» What you should do
Starting at the line containing "Recreate this image" and ending at the line containing "import * as", reproduce each line exactly as written, with both end lines included and all pictures omitted.

## start Supplied data

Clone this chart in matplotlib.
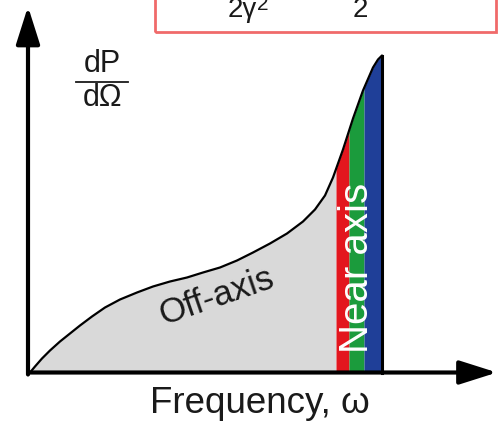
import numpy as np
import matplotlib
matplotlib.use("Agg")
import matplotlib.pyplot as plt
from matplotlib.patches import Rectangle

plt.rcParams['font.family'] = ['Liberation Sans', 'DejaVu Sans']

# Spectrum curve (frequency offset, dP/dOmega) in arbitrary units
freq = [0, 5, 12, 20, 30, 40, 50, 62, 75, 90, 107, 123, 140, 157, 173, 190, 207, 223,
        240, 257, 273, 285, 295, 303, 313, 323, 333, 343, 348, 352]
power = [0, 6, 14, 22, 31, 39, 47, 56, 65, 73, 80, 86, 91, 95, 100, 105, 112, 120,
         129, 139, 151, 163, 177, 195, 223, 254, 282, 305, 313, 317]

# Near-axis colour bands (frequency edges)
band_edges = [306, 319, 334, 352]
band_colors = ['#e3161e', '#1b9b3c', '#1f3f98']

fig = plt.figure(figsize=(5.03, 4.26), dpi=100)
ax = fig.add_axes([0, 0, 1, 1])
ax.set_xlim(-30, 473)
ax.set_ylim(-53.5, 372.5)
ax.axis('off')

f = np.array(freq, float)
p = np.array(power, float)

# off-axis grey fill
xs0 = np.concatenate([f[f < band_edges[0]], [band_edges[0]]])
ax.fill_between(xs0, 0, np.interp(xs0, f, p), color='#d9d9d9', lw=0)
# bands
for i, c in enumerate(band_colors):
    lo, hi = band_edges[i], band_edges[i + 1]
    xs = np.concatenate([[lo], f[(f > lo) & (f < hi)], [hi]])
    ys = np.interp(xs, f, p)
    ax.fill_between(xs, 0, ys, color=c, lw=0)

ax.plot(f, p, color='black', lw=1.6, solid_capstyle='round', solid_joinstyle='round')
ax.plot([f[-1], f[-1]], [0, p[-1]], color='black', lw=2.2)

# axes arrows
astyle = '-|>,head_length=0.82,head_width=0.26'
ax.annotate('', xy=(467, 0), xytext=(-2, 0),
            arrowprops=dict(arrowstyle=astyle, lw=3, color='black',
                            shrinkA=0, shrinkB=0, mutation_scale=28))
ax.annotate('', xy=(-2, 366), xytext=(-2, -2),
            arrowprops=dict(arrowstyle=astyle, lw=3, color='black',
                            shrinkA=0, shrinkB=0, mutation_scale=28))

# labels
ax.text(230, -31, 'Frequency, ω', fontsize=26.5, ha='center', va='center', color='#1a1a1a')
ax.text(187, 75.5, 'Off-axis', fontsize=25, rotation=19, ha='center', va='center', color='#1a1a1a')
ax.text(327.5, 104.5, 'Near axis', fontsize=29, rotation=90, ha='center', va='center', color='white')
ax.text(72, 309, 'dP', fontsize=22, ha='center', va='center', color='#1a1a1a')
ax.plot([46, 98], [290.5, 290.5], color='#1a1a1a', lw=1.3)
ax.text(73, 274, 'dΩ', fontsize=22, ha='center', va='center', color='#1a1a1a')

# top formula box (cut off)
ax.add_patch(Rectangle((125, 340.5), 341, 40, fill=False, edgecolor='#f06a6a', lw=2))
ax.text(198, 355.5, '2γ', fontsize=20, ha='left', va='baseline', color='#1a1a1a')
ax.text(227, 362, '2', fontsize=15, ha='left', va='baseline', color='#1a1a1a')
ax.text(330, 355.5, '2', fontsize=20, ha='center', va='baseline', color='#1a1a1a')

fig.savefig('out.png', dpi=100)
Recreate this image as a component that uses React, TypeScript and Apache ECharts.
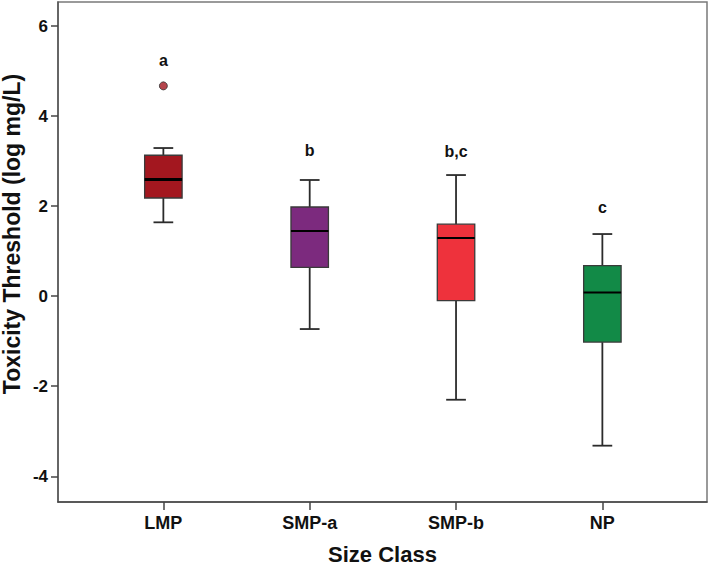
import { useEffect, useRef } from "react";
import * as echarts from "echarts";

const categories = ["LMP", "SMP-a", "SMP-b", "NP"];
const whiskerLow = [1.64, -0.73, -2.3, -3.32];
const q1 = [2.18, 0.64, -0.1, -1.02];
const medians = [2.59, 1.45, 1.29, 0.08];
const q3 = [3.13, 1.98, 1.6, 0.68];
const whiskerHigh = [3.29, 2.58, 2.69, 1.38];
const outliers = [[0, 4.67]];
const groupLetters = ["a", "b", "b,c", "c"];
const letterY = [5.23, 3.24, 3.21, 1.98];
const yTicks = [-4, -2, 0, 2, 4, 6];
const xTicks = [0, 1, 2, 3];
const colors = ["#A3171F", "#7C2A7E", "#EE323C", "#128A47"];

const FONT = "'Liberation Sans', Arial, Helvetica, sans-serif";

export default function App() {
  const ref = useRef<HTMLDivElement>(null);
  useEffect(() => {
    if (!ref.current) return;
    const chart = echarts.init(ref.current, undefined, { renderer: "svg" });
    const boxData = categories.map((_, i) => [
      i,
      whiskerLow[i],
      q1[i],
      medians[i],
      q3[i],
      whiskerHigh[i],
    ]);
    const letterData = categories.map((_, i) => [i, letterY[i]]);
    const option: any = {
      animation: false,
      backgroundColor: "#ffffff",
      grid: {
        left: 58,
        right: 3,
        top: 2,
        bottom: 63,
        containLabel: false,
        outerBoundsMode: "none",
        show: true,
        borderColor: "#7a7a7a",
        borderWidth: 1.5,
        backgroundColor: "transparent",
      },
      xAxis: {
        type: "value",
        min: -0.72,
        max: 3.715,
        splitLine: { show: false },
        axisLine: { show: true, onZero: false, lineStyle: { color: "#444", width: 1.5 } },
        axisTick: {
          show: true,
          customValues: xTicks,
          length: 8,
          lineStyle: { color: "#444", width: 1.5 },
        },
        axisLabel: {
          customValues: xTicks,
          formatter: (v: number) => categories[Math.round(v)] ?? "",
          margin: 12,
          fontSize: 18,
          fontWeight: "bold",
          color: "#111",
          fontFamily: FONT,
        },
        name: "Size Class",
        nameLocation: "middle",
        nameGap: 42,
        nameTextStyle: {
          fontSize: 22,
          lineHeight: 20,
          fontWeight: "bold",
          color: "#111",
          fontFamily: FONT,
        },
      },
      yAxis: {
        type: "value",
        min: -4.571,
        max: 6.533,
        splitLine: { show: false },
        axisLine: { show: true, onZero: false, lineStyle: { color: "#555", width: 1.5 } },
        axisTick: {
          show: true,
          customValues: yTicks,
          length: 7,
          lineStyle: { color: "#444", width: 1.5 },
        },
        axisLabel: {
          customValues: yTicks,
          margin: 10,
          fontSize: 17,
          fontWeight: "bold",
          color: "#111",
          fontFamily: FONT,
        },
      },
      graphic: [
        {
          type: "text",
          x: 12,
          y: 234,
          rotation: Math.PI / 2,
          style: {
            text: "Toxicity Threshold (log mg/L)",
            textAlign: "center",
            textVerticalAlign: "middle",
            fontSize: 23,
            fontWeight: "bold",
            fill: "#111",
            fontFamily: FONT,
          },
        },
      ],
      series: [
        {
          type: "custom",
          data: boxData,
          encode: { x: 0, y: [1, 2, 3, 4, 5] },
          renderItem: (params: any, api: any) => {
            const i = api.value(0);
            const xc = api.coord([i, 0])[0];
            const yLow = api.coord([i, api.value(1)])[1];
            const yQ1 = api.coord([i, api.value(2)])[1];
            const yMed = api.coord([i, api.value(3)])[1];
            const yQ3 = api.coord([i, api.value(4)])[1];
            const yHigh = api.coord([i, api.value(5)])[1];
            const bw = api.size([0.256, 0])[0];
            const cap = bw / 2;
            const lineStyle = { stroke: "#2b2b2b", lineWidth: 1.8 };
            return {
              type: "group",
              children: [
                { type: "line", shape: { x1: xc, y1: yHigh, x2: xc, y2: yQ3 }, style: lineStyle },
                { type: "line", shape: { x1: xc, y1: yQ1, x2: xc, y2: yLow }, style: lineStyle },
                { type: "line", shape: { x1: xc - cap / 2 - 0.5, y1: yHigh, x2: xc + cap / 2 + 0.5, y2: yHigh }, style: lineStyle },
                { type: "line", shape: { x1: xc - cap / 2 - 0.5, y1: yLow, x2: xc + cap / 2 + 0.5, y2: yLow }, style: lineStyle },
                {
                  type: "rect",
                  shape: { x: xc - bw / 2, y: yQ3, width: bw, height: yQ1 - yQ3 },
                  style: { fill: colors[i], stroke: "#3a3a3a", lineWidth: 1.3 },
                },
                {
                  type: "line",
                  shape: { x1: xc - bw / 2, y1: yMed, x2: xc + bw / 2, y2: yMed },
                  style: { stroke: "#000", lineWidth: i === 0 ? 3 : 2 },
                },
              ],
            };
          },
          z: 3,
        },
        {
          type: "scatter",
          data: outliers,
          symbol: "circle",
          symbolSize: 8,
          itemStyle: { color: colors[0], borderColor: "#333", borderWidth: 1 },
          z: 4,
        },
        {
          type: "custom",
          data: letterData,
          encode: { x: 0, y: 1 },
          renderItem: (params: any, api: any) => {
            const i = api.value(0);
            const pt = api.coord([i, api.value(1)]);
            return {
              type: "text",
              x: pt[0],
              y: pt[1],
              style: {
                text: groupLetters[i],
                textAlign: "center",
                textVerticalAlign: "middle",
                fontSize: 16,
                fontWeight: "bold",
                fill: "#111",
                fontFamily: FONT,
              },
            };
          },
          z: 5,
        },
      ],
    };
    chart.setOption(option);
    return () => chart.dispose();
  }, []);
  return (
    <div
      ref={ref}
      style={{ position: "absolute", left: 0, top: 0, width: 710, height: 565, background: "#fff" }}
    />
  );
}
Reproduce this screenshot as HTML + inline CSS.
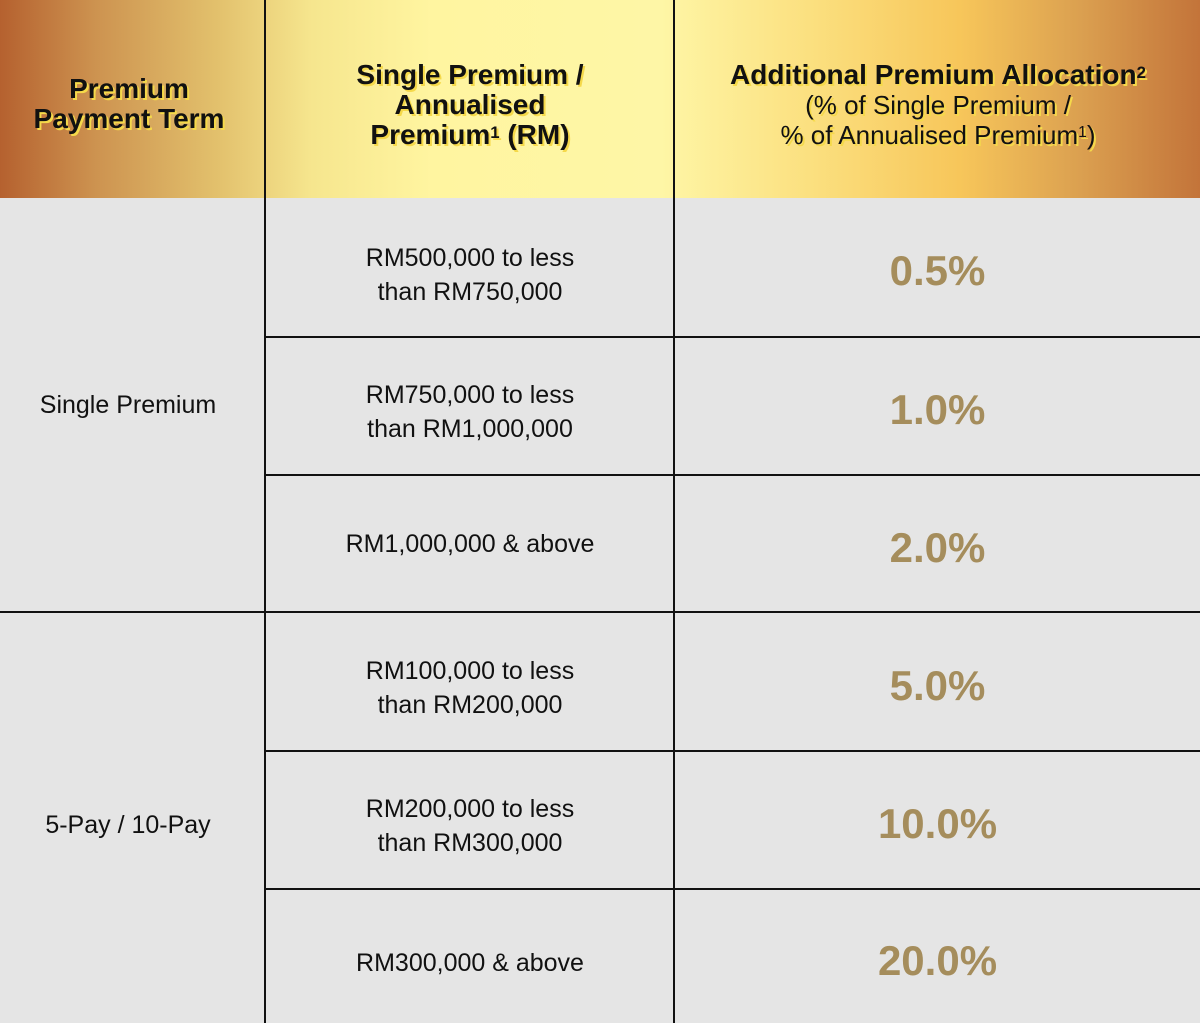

## end Supplied data

» Completed task
Recreate this image as a component that uses React, TypeScript and Apache ECharts.
import { useEffect, useRef } from "react";
import * as echarts from "echarts";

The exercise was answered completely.